Total housing sales in Greater Edmonton for February 2021 increased 52.1 per cent compared to February 2020 and 36.8 per cent from January 2021, a surprising performance even for the local real estate association.
Calgary sales hit a seven-year record in February in what some are calling a sellers’ market.
“The Edmonton market saw a significant increase in year-over-year residential unit sales as well as month-to-month sales,” said Realtors Association of Edmonton chair Tom Shearer. “There have also been more sales of single-family homes, condos and duplexes compared to February of last year as well as last month.”
Added Shearer, “The high level of activity we have seen in February is uncharacteristic for this time of year. We are witnessing a very strong market.”
For the month of February, single-family detached house sales were up 62.2 per cent from February 2020 and 40 per cent higher than in January 2021 at 1033.
Condo sales increased nearly 20 per cent from February 2020 and 26.7 per cent from January 2021.
The number of new residential listings is also up year over year, increasing 7.6 per cent from February 2020. Overall inventory in remains down about 17 per cent from February of last year, but was up 7.6 per cent compared to January 2021.
The composite home prices is up to $377,931, a 7.6 per cent increase from February 2020, and up nearly 4 per cent from January 2021.
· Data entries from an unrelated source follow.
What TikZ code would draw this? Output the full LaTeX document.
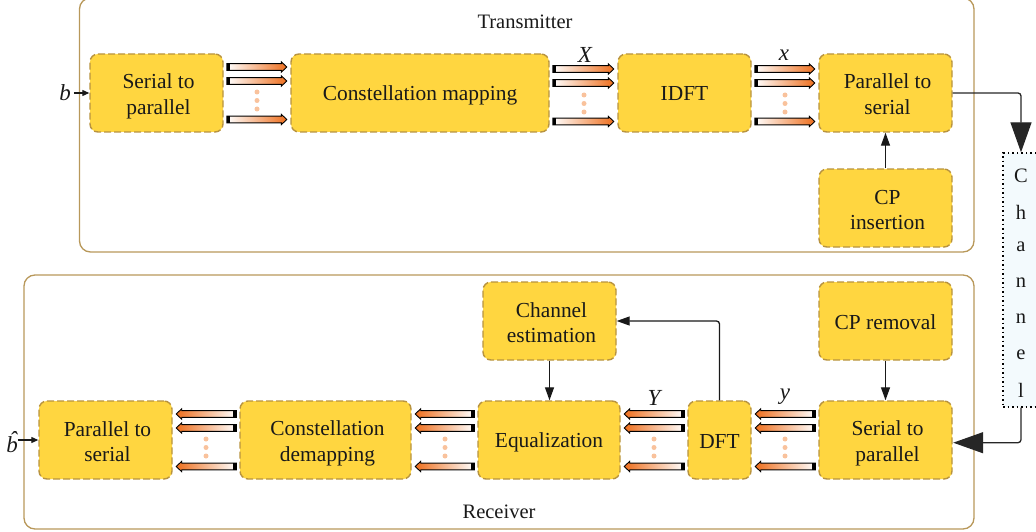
\documentclass[tikz,border=0pt]{standalone}
\usepackage{fontspec}
\setmainfont{Liberation Serif}
\usetikzlibrary{arrows.meta,calc}
\definecolor{boxfill}{HTML}{FFD640}
\definecolor{boxline}{HTML}{B8933F}
\definecolor{framecol}{HTML}{B8985A}
\definecolor{chanfill}{HTML}{F3FAFD}
\definecolor{arrorange}{HTML}{EE6F1E}
\definecolor{dotcol}{HTML}{F9C29C}
\tikzset{
  x=1pt,y=-1pt,
  frame/.style={draw=framecol,line width=1.3pt,rounded corners=11pt},
  block/.style={draw=boxline,fill=boxfill,line width=1.4pt,dash pattern=on 7pt off 3pt,rounded corners=8pt,inner sep=0pt,align=center,font=\fontsize{21.4}{25.5}\selectfont,text=black!90},
  lbl/.style={font=\fontsize{20.5}{23}\selectfont,inner sep=0pt,text=black!90},
  mathlbl/.style={font=\fontsize{23}{23}\selectfont\itshape,inner sep=0pt,text=black!90},
  thin arrow/.style={draw=black!90,line width=1.3pt,rounded corners=3pt,-{Triangle[length=13pt,width=9pt]}},
  small arrow/.style={draw=black!90,line width=1.2pt,-{Triangle[length=7pt,width=6pt]}},
  big arrow/.style={draw=black!85,line width=1.3pt,rounded corners=3pt,-{Triangle[length=30pt,width=21pt]}},
  bdot/.style={circle,fill=dotcol,inner sep=0pt,minimum size=5pt},
}
% rightward fat arrow from node #1 to node #2 at picture height #3
\newcommand{\fatright}[3]{%
  \path let \p1=(#1.east|-0,#3),\p2=(#2.west|-0,#3) in
    [left color=white,right color=arrorange,draw=black,line width=0.9pt,line join=miter]
    (\x1+3pt,\y1+3.4pt)--(\x2-9pt,\y1+3.4pt)--(\x2-9pt,\y1+5.2pt)--(\x2-3.5pt,\y1)--(\x2-9pt,\y1-5.2pt)--(\x2-9pt,\y1-3.4pt)--(\x1+3pt,\y1-3.4pt)--cycle;
  \path let \p1=(#1.east|-0,#3) in
    [fill=black] (\x1+2.8pt,\y1-3.4pt) rectangle (\x1+6pt,\y1+3.4pt);}
\newcommand{\fatleft}[3]{%
  \path let \p1=(#1.west|-0,#3),\p2=(#2.east|-0,#3) in
    [left color=arrorange,right color=white,draw=black,line width=0.9pt,line join=miter]
    (\x1-3pt,\y1+3.4pt)--(\x2+9pt,\y1+3.4pt)--(\x2+9pt,\y1+5.2pt)--(\x2+3.5pt,\y1)--(\x2+9pt,\y1-5.2pt)--(\x2+9pt,\y1-3.4pt)--(\x1-3pt,\y1-3.4pt)--cycle;
  \path let \p1=(#1.west|-0,#3) in
    [fill=black] (\x1-2.8pt,\y1-3.4pt) rectangle (\x1-6pt,\y1+3.4pt);}
\newcommand{\blk}[6]{\node[block,minimum width=#4pt,minimum height=#5pt] (#1) at (#2,#3) {\rule{0pt}{20pt}#6\rule[-4pt]{0pt}{4pt}};}
\newcommand{\blkt}[7]{\node[block,minimum width=#4pt,minimum height=#5pt] (#1) at (#2,#3) {\rule{0pt}{21.5pt}\hspace*{4pt}#6\\\hspace*{4pt}#7\rule[-4pt]{0pt}{4pt}};}
\begin{document}
\begin{tikzpicture}
\useasboundingbox (0,0) rectangle (1036,532);
% frames
\draw[frame] (79.5,-2) rectangle (974,252);
\draw[frame] (24,275) rectangle (974,529);
\node[lbl] (txlabel) at (525,21.5) {Transmitter};
\node[lbl] (rxlabel) at (499,511.5) {Receiver};
% channel
\node[draw=black,line width=1.3pt,dash pattern=on 1.5pt off 3pt,fill=chanfill,minimum width=38pt,minimum height=254pt,inner sep=0pt] (chan) at (1022,280) {};
\foreach \ch/\yy/\nm in {C/176/c1,h/212/c2,a/247/c3,n/283/c4,n/319/c5,e/355/c6,l/390/c7}
  \node[lbl] (\nm) at (1021,\yy) {\ch};
% transmitter blocks
\blkt{ts}{156.5}{93}{133}{78}{Serial to}{parallel}
\blk{tm}{420}{93}{258}{78}{Constellation mapping}
\blk{ti}{684.5}{93}{133}{78}{IDFT}
\blkt{tp}{885.5}{93}{133}{78}{Parallel to}{serial}
\blkt{tc}{885.5}{208}{133}{78}{CP}{insertion}
% receiver blocks
\blkt{rc}{549.5}{321}{133}{78}{Channel}{estimation}
\blk{rr}{885.5}{321}{133}{78}{CP removal}
\blkt{rp}{105.5}{440}{133}{78}{Parallel to}{serial}
\blkt{rd}{325.5}{440}{171}{78}{Constellation}{demapping}
\blk{re}{549}{440}{142}{78}{Equalization}
\blk{rf}{719.5}{440}{63}{78}{DFT}
\blkt{rs}{885.5}{440}{133}{78}{Serial to}{parallel}
% fat arrows, transmitter
\foreach \yy in {67,81,119.5}{\fatright{ts}{tm}{\yy}}
\foreach \a/\b in {tm/ti,ti/tp}{
  \foreach \yy in {69,83,121.5}{\fatright{\a}{\b}{\yy}}
}
% fat arrows, receiver
\foreach \a/\b in {rs/rf,rf/re,re/rd,rd/rp}{
  \foreach \yy in {414,428,466.5}{\fatleft{\a}{\b}{\yy}}
}
% dots
\foreach \xx/\y in {257/92,584/95,785/95}{
  \foreach \k in {0,8.5,17}{\node[bdot] at (\xx,\y+\k) {};}
}
\foreach \xx in {206,445,654,785}{
  \foreach \k in {439,447.5,456}{\node[bdot] at (\xx,\k) {};}
}
% math labels
\node[mathlbl] (lX) at (585,55) {X};
\node[mathlbl] (lx) at (784,55) {x};
\node[mathlbl] (lY) at (654,398) {Y};
\node[mathlbl] (ly) at (785,397) {y};
\node[mathlbl] (lb) at (65,93) {b};
\node[mathlbl] (lbh) at (12,442) {\accent"02C6 b};
% connectors
\draw[small arrow] (lb.east)++(3,0) -- (ts.west);
\draw[small arrow] (lbh.east |- rp.west) -- (rp.west);
\draw[thin arrow] (tc.north) -- (tp.south);
\draw[thin arrow] (rc.south) -- (rc.south |- re.north);
\draw[thin arrow] (rr.south) -- (rs.north);
\draw[thin arrow] (rf.north) |- (rc.east);
\draw[big arrow] (tp.east) -| (c1 |- chan.north);
\draw[big arrow] (c7 |- chan.south) |- ($(rs.east)+(0.5,2.7)$);
\end{tikzpicture}
\end{document}
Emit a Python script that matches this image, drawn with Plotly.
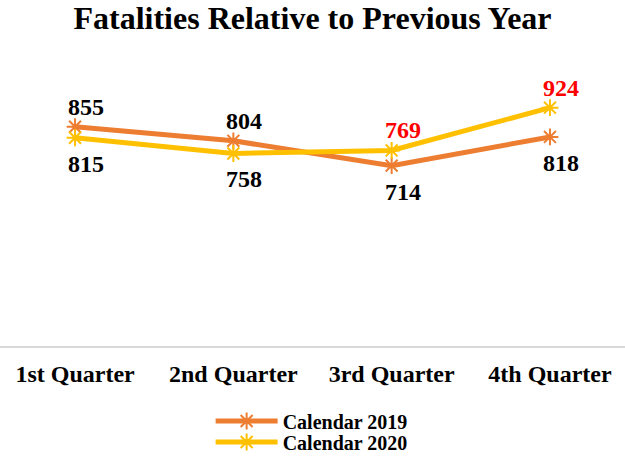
import plotly.graph_objects as go

categories = ["1st Quarter", "2nd Quarter", "3rd Quarter", "4th Quarter"]
series_names = ["Calendar 2019", "Calendar 2020"]
values_2019 = [855, 804, 714, 818]
values_2020 = [815, 758, 769, 924]

label_side_2019 = ["above", "above", "below", "below"]
label_side_2020 = ["below", "below", "above", "above"]

FONT = "Liberation Serif, Times New Roman, serif"
colors = ["#ED7D31", "#FFC000"]
legend_ids = ["legend", "legend2"]

x = list(range(len(categories)))
fig = go.Figure()
for name, vals, col, lg in zip(series_names, [values_2019, values_2020], colors, legend_ids):
    fig.add_trace(go.Scatter(
        x=x, y=vals, name=name, mode="lines+markers",
        line=dict(color=col, width=5),
        marker=dict(symbol="asterisk-open", size=14, color=col,
                    line=dict(color=col, width=2)),
        hoverinfo="skip", legend=lg,
    ))

annotations = []
for vals, sides, is2020 in [(values_2019, label_side_2019, False),
                            (values_2020, label_side_2020, True)]:
    for i, v in enumerate(vals):
        red = is2020 and values_2020[i] > values_2019[i]
        annotations.append(dict(
            x=x[i], y=v, xref="x", yref="y", text=str(v), showarrow=False,
            xanchor="center", yanchor="middle",
            xshift=11, yshift=20 if sides[i] == "above" else -26,
            font=dict(family=FONT, size=24, color="#FF0000" if red else "#000000",
                      weight="bold"),
        ))

legend_font = dict(family=FONT, size=20, color="#000000", weight="bold")
fig.update_layout(
    width=625, height=459,
    margin=dict(l=0, r=0, t=60, b=113, autoexpand=False),
    paper_bgcolor="white", plot_bgcolor="white",
    title=dict(text="Fatalities Relative to Previous Year", x=0.5, xanchor="center",
               xref="paper", y=0.961, yanchor="middle",
               font=dict(family=FONT, size=32, color="#000000", weight="bold")),
    xaxis=dict(tickmode="array", tickvals=x, ticktext=categories,
               range=[-0.474, 3.474], showgrid=False, zeroline=False,
               showline=True, linecolor="#D9D9D9", linewidth=2,
               ticks="", ticklabelstandoff=5, automargin=False,
               tickfont=dict(family=FONT, size=24, color="#000000", weight="bold"),
               fixedrange=True),
    yaxis=dict(range=[60, 1097], visible=False, fixedrange=True, automargin=False),
    legend=dict(xref="container", yref="container", x=0.337, xanchor="left",
                y=0.0828, yanchor="middle", font=legend_font, itemwidth=62,
                bgcolor="rgba(0,0,0,0)"),
    legend2=dict(xref="container", yref="container", x=0.337, xanchor="left",
                 y=0.037, yanchor="middle", font=legend_font, itemwidth=62,
                 bgcolor="rgba(0,0,0,0)"),
    annotations=annotations,
    showlegend=True,
)

fig.write_html("out.html", config={"displayModeBar": False},
               post_script="document.body.style.margin='0';document.body.style.overflow='hidden';")
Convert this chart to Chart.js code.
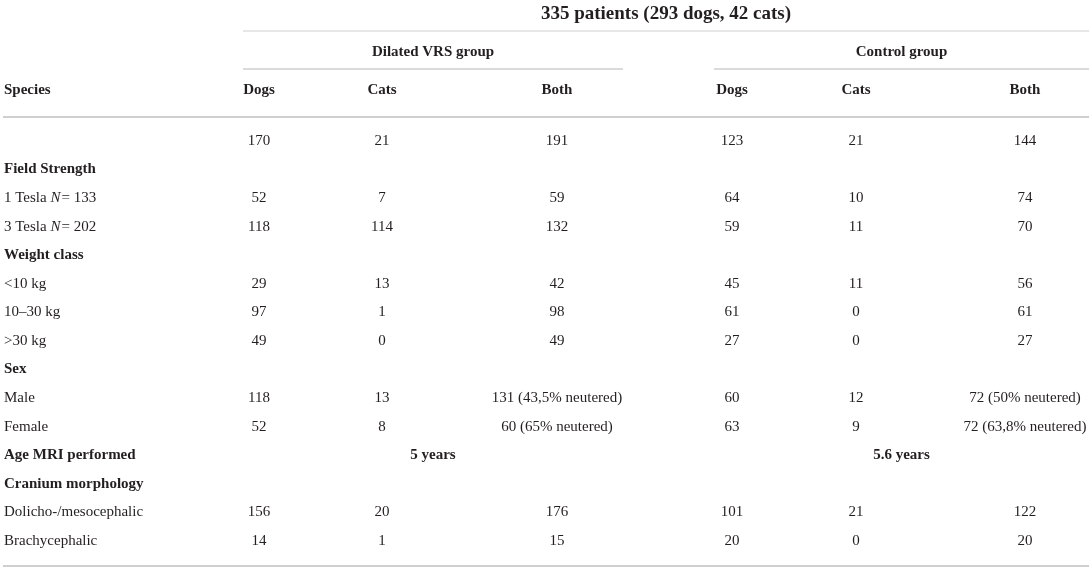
<!DOCTYPE html>
<html><head><meta charset="utf-8">
<script src="https://cdn.jsdelivr.net/npm/chart.js@4"></script>
<style>html,body{margin:0;padding:0;background:#fff;overflow:hidden}#wrap{width:1092px;height:572px;position:relative}</style>
</head><body><div id="wrap"><canvas id="c"></canvas></div>
<script>
// ---- data ----
const title = '335 patients (293 dogs, 42 cats)';
const groups = ['Dilated VRS group', 'Control group'];
const columnHeaders = ['Species', 'Dogs', 'Cats', 'Both', 'Dogs', 'Cats', 'Both'];
const categories = ['', 'Field Strength', '1 Tesla N = 133', '3 Tesla N = 202', 'Weight class', '<10 kg', '10–30 kg', '>30 kg', 'Sex', 'Male', 'Female', 'Age MRI performed', 'Cranium morphology', 'Dolicho-/mesocephalic', 'Brachycephalic'];
const sectionRows = ['Field Strength', 'Weight class', 'Sex', 'Age MRI performed', 'Cranium morphology'];
const vrsDogs  = ['170', '', '52', '118', '', '29', '97', '49', '', '118', '52', '', '', '156', '14'];
const vrsCats  = ['21', '', '7', '114', '', '13', '1', '0', '', '13', '8', '', '', '20', '1'];
const vrsBoth  = ['191', '', '59', '132', '', '42', '98', '49', '', '131 (43,5% neutered)', '60 (65% neutered)', '', '', '176', '15'];
const ctrlDogs = ['123', '', '64', '59', '', '45', '61', '27', '', '60', '63', '', '', '101', '20'];
const ctrlCats = ['21', '', '10', '11', '', '11', '0', '0', '', '12', '9', '', '', '21', '0'];
const ctrlBoth = ['144', '', '74', '70', '', '56', '61', '27', '', '72 (50% neutered)', '72 (63,8% neutered)', '', '', '122', '20'];
const ageMRI = ['5 years', '5.6 years'];
const ageRow = 'Age MRI performed';

// ---- layout (scale units = pixels of the table) ----
const COL_X = [4, 259, 382, 557, 732, 856, 1025];
const GROUP_SPAN = [[243, 623], [714, 1089]];
const TITLE_SPAN = [243, 1089];
const ROW0 = 141, STEP = 28.57;
const Y_TITLE = 14, Y_GROUP = 52, Y_HEAD = 90;
const Y_LINE_TITLE = 31, Y_LINE_GROUP = 69, Y_LINE_HEAD = 117, Y_LINE_BOTTOM = 566;
const FONT = '"Liberation Serif", "Times New Roman", serif';
const SIZE = 15;
const TEXT = '#231f20';
const RULE = '#cfcfcf';

const rowY = i => ROW0 + i * STEP;
const columns = [categories, vrsDogs, vrsCats, vrsBoth, ctrlDogs, ctrlCats, ctrlBoth];

const datasets = columns.map((col, c) => ({
  label: columnHeaders[c],
  data: col.map((v, i) => ({ x: COL_X[c], y: rowY(i), text: v })),
  pointRadius: 0,
  showLine: false
}));
// age row spanning cells
datasets.push({
  label: 'age',
  data: ageMRI.map((v, g) => ({ x: (GROUP_SPAN[g][0] + GROUP_SPAN[g][1]) / 2, y: rowY(categories.indexOf(ageRow)), text: v, bold: true })),
  pointRadius: 0,
  showLine: false
});

function drawLabel(ctx, text, x, y) {
  const m = text.match(/^(.*?)(N)( = .*)$/);
  ctx.font = SIZE + 'px ' + FONT;
  if (!m) { ctx.fillText(text, x, y); return; }
  ctx.fillText(m[1], x, y);
  let w = ctx.measureText(m[1]).width;
  ctx.font = 'italic ' + SIZE + 'px ' + FONT;
  ctx.fillText(m[2], x + w, y);
  w += ctx.measureText(m[2]).width + 1;
  ctx.font = SIZE + 'px ' + FONT;
  ctx.fillText(m[3].replace(' = ', '= '), x + w, y);
}

const tablePlugin = {
  id: 'table',
  afterDatasetsDraw(chart) {
    const ctx = chart.ctx;
    const xs = chart.scales.x, ys = chart.scales.y;
    const X = v => xs.getPixelForValue(v), Y = v => ys.getPixelForValue(v);
    ctx.save();
    const rule = (x0, x1, y, w) => {
      ctx.strokeStyle = RULE; ctx.lineWidth = w;
      ctx.beginPath(); ctx.moveTo(X(x0), Y(y)); ctx.lineTo(X(x1), Y(y)); ctx.stroke();
    };
    rule(TITLE_SPAN[0], TITLE_SPAN[1], Y_LINE_TITLE, 1);
    GROUP_SPAN.forEach(s => rule(s[0], s[1], Y_LINE_GROUP, 1.5));
    rule(3, 1089, Y_LINE_HEAD, 2);
    rule(3, 1089, Y_LINE_BOTTOM, 2);

    ctx.fillStyle = TEXT;
    ctx.textBaseline = 'middle';
    ctx.textAlign = 'center';
    ctx.font = 'bold 19px ' + FONT;
    ctx.fillText(title, X((TITLE_SPAN[0] + TITLE_SPAN[1]) / 2), Y(Y_TITLE));
    ctx.font = 'bold ' + SIZE + 'px ' + FONT;
    groups.forEach((g, i) => ctx.fillText(g, X((GROUP_SPAN[i][0] + GROUP_SPAN[i][1]) / 2), Y(Y_GROUP)));
    columnHeaders.forEach((h, c) => {
      ctx.textAlign = c === 0 ? 'left' : 'center';
      ctx.fillText(h, X(COL_X[c]), Y(Y_HEAD));
    });
    chart.data.datasets.forEach((ds, di) => {
      const meta = chart.getDatasetMeta(di);
      meta.data.forEach((el, i) => {
        const raw = ds.data[i];
        if (!raw.text) return;
        if (di === 0) {
          ctx.textAlign = 'left';
          if (sectionRows.includes(raw.text)) {
            ctx.font = 'bold ' + SIZE + 'px ' + FONT;
            ctx.fillText(raw.text, el.x, el.y);
          } else {
            drawLabel(ctx, raw.text, el.x, el.y);
          }
        } else {
          ctx.textAlign = 'center';
          ctx.font = (raw.bold ? 'bold ' : '') + SIZE + 'px ' + FONT;
          ctx.fillText(raw.text, el.x, el.y);
        }
      });
    });
    ctx.restore();
  }
};

new Chart(document.getElementById('c'), {
  type: 'scatter',
  data: { datasets },
  options: {
    responsive: true,
    maintainAspectRatio: false,
    animation: false,
    events: [],
    layout: { padding: 0 },
    plugins: { legend: { display: false }, tooltip: { enabled: false } },
    scales: {
      x: { type: 'linear', min: 0, max: 1092, display: false },
      y: { type: 'linear', min: 0, max: 572, reverse: true, display: false }
    }
  },
  plugins: [tablePlugin]
});
</script>
</body></html>
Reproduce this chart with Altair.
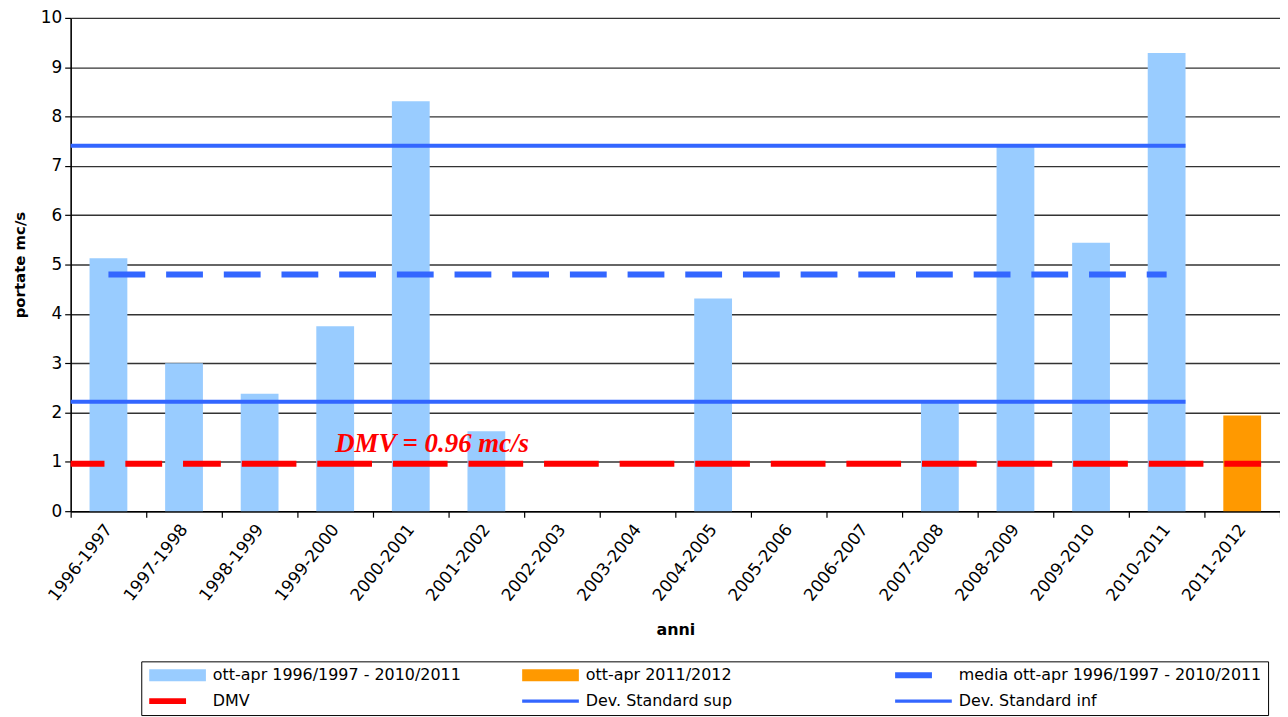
import altair as alt
import pandas as pd

# ---------------- data ----------------
anni = ["1996-1997", "1997-1998", "1998-1999", "1999-2000", "2000-2001", "2001-2002",
        "2002-2003", "2003-2004", "2004-2005", "2005-2006", "2006-2007", "2007-2008",
        "2008-2009", "2009-2010", "2010-2011", "2011-2012"]
portate = [5.13, 3.0, 2.38, 3.75, 8.31, 1.62, 0, 0, 4.31, 0, 0, 2.25, 7.4, 5.44, 9.29, 1.94]
gruppo = ["storico"] * 15 + ["corrente"]

# reference lines: value and extent (in category units along the x axis)
linee_nome = ["media", "sup", "inf", "DMV"]
linee_valore = [4.80, 7.41, 2.22, 0.96]
linee_inizio = [0.5, 0.0, 0.0, 0.0]
linee_fine = [14.5, 14.75, 14.75, 15.75]

legenda_voci = ["ott-apr 1996/1997 - 2010/2011", "ott-apr 2011/2012",
                "media ott-apr 1996/1997 - 2010/2011", "DMV",
                "Dev. Standard sup", "Dev. Standard inf"]
legenda_colori = ["#99CCFF", "#FF9900", "#3366FF", "#FF0000", "#3366FF", "#3366FF"]

testo_dmv = ["DMV = 0.96 mc/s"]
testo_x = [3.5]
testo_y = [1.19]

# ---------------- styling ----------------
W, H = 1216, 496
N = len(anni)
FONT = "DejaVu Sans"
BLUE = "#3366FF"
RED = "#FF0000"

bars_df = pd.DataFrame({"anno": anni, "portata": portate, "gruppo": gruppo})
lines_df = pd.DataFrame({"nome": linee_nome, "v": linee_valore,
                         "x0": linee_inizio, "x1": linee_fine})
text_df = pd.DataFrame({"t": testo_dmv, "tx": testo_x, "ty": testo_y})
leg_df = pd.DataFrame({"voce": legenda_voci})

xq = alt.Scale(domain=[0, N], nice=False, zero=False)


def ycanale(campo):
    return alt.Y(
        campo,
        scale=alt.Scale(domain=[0, 10], nice=False, zero=True),
        axis=alt.Axis(
            values=list(range(0, 11)), title="portate mc/s", titleFont=FONT, titleFontSize=15,
            titleFontWeight="bold", titleColor="black", titleX=-51, titleBaseline="middle",
            labelFont=FONT, labelFontSize=17, labelColor="black", labelPadding=3,
            tickColor="black", tickSize=6, tickWidth=1.2, domainColor="black", domainWidth=1.6,
            grid=True, gridColor="#333333", gridWidth=1.4,
        ),
    )


xaxis = alt.Axis(
    title="anni", titleFont=FONT, titleFontSize=16, titleFontWeight="bold",
    titleColor="black", titleY=119, titleBaseline="middle",
    labelAngle=308, labelAlign="right", labelBaseline="middle", labelPadding=9,
    labelFont=FONT, labelFontSize=17, labelColor="black",
    tickBand="extent", tickColor="black", tickSize=6, tickWidth=1.2,
    domainColor="black", domainWidth=1.6, grid=False,
)

bars = alt.Chart(bars_df).mark_bar(width=alt.RelativeBandSize(0.5)).encode(
    x=alt.X("anno:N", sort=anni,
            scale=alt.Scale(paddingInner=0, paddingOuter=0), axis=xaxis),
    y=ycanale("portata:Q"),
    color=alt.condition("datum.gruppo == 'corrente'", alt.value("#FF9900"), alt.value("#99CCFF")),
)


def linea(nome, colore, spessore, dash=None):
    kw = dict(color=colore, strokeWidth=spessore, strokeCap="butt")
    if dash is not None:
        kw["strokeDash"] = dash
    return alt.Chart(lines_df).transform_filter(alt.datum.nome == nome).mark_rule(**kw).encode(
        x=alt.X("x0:Q", scale=xq, axis=None),
        x2="x1:Q",
        y=ycanale("v:Q"),
    )


dmv_dash = [34, 21, 37, 21, 38, 21] + [55, 21] * 14
l_sup = linea("sup", BLUE, 4)
l_inf = linea("inf", BLUE, 4)
l_media = linea("media", BLUE, 6, [37, 21])
l_dmv = linea("DMV", RED, 6, dmv_dash)

testo = alt.Chart(text_df).mark_text(
    font="Liberation Serif", fontSize=27, fontWeight="bold", fontStyle="italic",
    color=RED, align="left", baseline="alphabetic",
).encode(
    x=alt.X("tx:Q", scale=xq, axis=None),
    y=ycanale("ty:Q"),
    text="t:N",
)

forme = [
    "M-1,-1H8.5V1H-1Z",
    "M-1,-1H8.5V1H-1Z",
    "M-1,-0.5H5.17V0.5H-1Z",
    "M-1,-0.5H5.17V0.5H-1Z",
    "M-1,-0.28H8.5V0.28H-1Z",
    "M-1,-0.28H8.5V0.28H-1Z",
]

leg = alt.Legend(
    title=None, orient="none", legendX=71, legendY=647, columns=3, gridAlign="all",
    direction="horizontal",
    symbolSize=144, symbolStrokeWidth=0, symbolOpacity=1, labelOffset=50,
    labelFont=FONT, labelFontSize=16, labelColor="black", labelLimit=0,
    strokeColor="black", padding=6, rowPadding=10, columnPadding=4,
)

legenda = alt.Chart(leg_df).transform_filter("false").mark_point(filled=True).encode(
    color=alt.Color("voce:N", scale=alt.Scale(domain=legenda_voci, range=legenda_colori), legend=leg),
    shape=alt.Shape("voce:N", scale=alt.Scale(domain=legenda_voci, range=forme), legend=leg),
)

chart = alt.layer(bars, l_inf, l_sup, l_media, l_dmv, testo, legenda).resolve_scale(
    x="independent"
).properties(
    width=W, height=H,
    autosize=alt.AutoSizeParams(type="none"),
    padding={"left": 63, "top": 8, "right": 0, "bottom": 205},
).configure_view(stroke=None)

chart.save("out.html", embed_options={"renderer": "svg", "actions": False})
Single-family homes sold for an average of $437,977 in February. Condominiums sold for an average of $230,929.
In Calgary, February sales home sales reached 1,836 units, the highest level for any February since 2014, the year oil prices crashed.
The month It is also the first time since 2018 that average Calgary detached-house prices have risen above $500,000.
“Much of the strong sales activity is driven by exceptionally low mortgage rates,” said Calgary Real Estate Board chief economist Ann-Marie Lurie.
The surge is not limited just to Alberta’s two big cites.
Housing sales in St. Albert, an Edmonton suburban community, increased by almost 72 per cent in February compared to this time last year, as the price of single-family homes surges with fewer listings on the market during the pandemic.
Shandrie Lewis, real estate agent and broker for Re/Max professionals, told the St. Albert Gazette that her brokerage saw 106 more transactions so far this year, equalling a 76-per-cent increase compared to the first two months of 2020, pre-pandemic.
"We're slammed right now. Inventory is incredibly low, we're in multiple offer situations every day," Lewis said. Most of those sales are made up of single-family homes, she said. “We weren’t expecting this.”
As to why the housing market is seeing a surge when other areas of the economy are struggling, Lewis pointed to a few potential reasons. People have more time on their hands to look for opportunities, many are saving money because of travel and social restrictions, and investors are buying fixer-upper homes to flip and sell.
"People's lives are also changing, too – I do know divorces are going up right now, job losses, people needing to downsize. But then a lot of people have done really well over the last year from not putting kids in recreation activities or travelling, so they're investing in real estate,” she said.